You can also run into problems with duplicated content on your own site. One example would be for a site that has a large number of products for sale. Perhaps each product has a separate page for each color variation and size. But, all of these pages are essentially the same. If one product comes in 20 different colors and each of those come in 6 different sizes, then that means that you have 120 pages for the same product, all of which are almost identical. Now, imagine that you sell 4,000 products. This means that you’ve got almost half a million pages in the Google index when really 4,000 pages would suffice. In this type of situation, the fix for this problem is to use something called a canonical tag. Moz has got a really good guide on using canonical tags 
here, and Dr. Pete has also written this great article on canonical tag use

Low-quality content

When I write an article and publish it on one of my websites, the only type of information that I want to present to Google is information that is the absolute best of its kind. In the past, many SEOs have given advice to site owners saying that it was important to blog every day and make sure that you are always adding content for Google to index. But, if what you are producing is not high quality content, then you could be doing more harm than good. A lot of Amit Singhal’s questions listed above are asking whether the content on your site is valuable to readers. Let’s say that I have an SEO blog and every day I take a short blurb from each of the interesting SEO articles that I have read online and publish it as a blog post on my site. Is Google going to want to show searchers my summary of these articles, or would they rather show them the actual articles? Of course my summary is not going to be as valuable as the real thing! Now, let’s say that I have done this every day for 4 years. Now my site has over 4,000 pages that contain information that is not unique and not as valuable as other sites on the same topics.

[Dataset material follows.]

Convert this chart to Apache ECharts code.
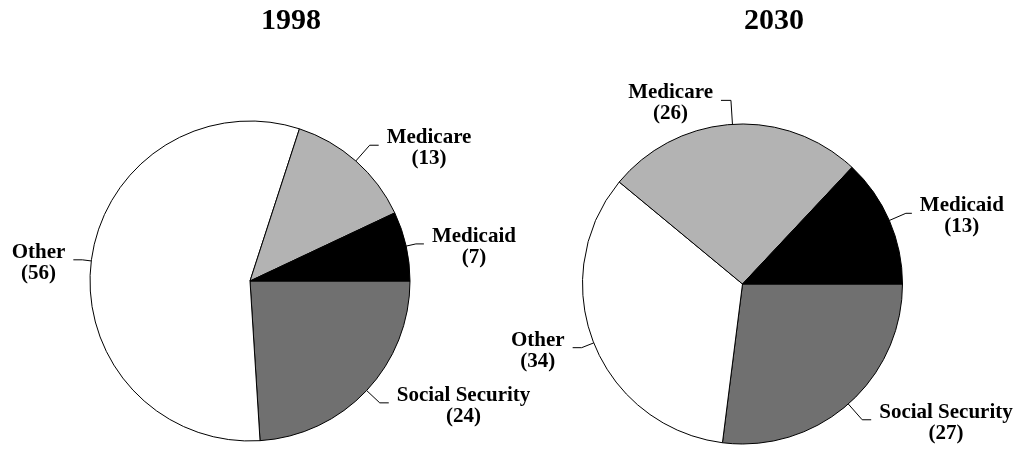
<!DOCTYPE html>
<html>
<head>
<meta charset="utf-8">
<script src="https://cdn.jsdelivr.net/npm/echarts@6/dist/echarts.min.js"></script>
<style>
  html, body { margin: 0; padding: 0; background: #fff; }
  #chart { width: 1018px; height: 449px; }
</style>
</head>
<body>
<div id="chart"></div>
<script>
// Shares of federal outlays (percent), ordered clockwise from 3 o'clock
const categories = ['Social Security', 'Other', 'Medicare', 'Medicaid'];
const shares1998 = [24, 56, 13, 7];
const shares2030 = [27, 34, 26, 13];
const years = ['1998', '2030'];

// Fill colour for each category
const sliceColors = ['#707070', '#ffffff', '#b3b3b3', '#000000'];

// Leader-line lengths [radial, horizontal] for each category's label
const leaders1998 = [[18, 9], [9, 9], [21, 9], [10, 8]];
const leaders2030 = [[21, 9], [13, 9], [24, 10], [18, 6]];

const FONT = '"Liberation Serif", "Times New Roman", serif';

function buildData(values, leaders) {
  return categories.map((name, i) => ({
    name: name,
    value: values[i],
    itemStyle: { color: sliceColors[i] },
    labelLine: { length: leaders[i][0], length2: leaders[i][1] }
  }));
}

function pieSeries(values, leaders, center) {
  return {
    type: 'pie',
    center: center,
    radius: 160,
    startAngle: 0,
    clockwise: true,
    avoidLabelOverlap: false,
    silent: true,
    emphasis: { disabled: true },
    itemStyle: { borderColor: '#000', borderWidth: 1 },
    label: {
      show: true,
      position: 'outside',
      distanceToLabelLine: 8,
      bleedMargin: 0,
      padding: [6, 0, 0, 0],
      color: '#000',
      fontFamily: FONT,
      fontWeight: 'bold',
      fontSize: 21,
      lineHeight: 21,
      formatter: p => '{a|' + p.name + '}\n{a|(' + p.value + ')}',
      rich: {
        a: {
          align: 'center',
          color: '#000',
          fontFamily: FONT,
          fontWeight: 'bold',
          fontSize: 21,
          lineHeight: 21
        }
      }
    },
    labelLine: {
      show: true,
      smooth: false,
      lineStyle: { color: '#000', width: 1 }
    },
    data: buildData(values, leaders)
  };
}

const titleStyle = {
  fontFamily: FONT,
  fontWeight: 'bold',
  fontSize: 30,
  color: '#000'
};

const chart = echarts.init(document.getElementById('chart'), null, { renderer: 'canvas' });
chart.setOption({
  animation: false,
  backgroundColor: '#fff',
  title: [
    { text: years[0], left: 286, top: 1, textAlign: 'center', textStyle: titleStyle },
    { text: years[1], left: 769, top: 1, textAlign: 'center', textStyle: titleStyle }
  ],
  series: [
    pieSeries(shares1998, leaders1998, [250, 281]),
    pieSeries(shares2030, leaders2030, [742.5, 284])
  ]
});
</script>
</body>
</html>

Here is another example. Let’s say that I am a plumber. I’ve been told that I should blog regularly, so several times a week I write a 2-3 paragraph article on things like, “How to fix a leaky faucet” or “How to unclog a toilet.” But, I’m busy and don’t have much time to put into my website so each article I’ve written contains keywords in the title and a few times in the content, but the content is not in depth and is not that helpful to readers. If the majority of the pages on my site contain information that no one is engaging with, then this can be a sign of low quality in the eyes of the Panda algorithm.

There are other factors that probably play a roll in the Panda algorithm.  Glenn Gabe recently wrote an 
excellent article on his evaluation of sites affected by the most recent Panda update.  His bullet point list of things to improve upon when affected by Panda is extremely thorough.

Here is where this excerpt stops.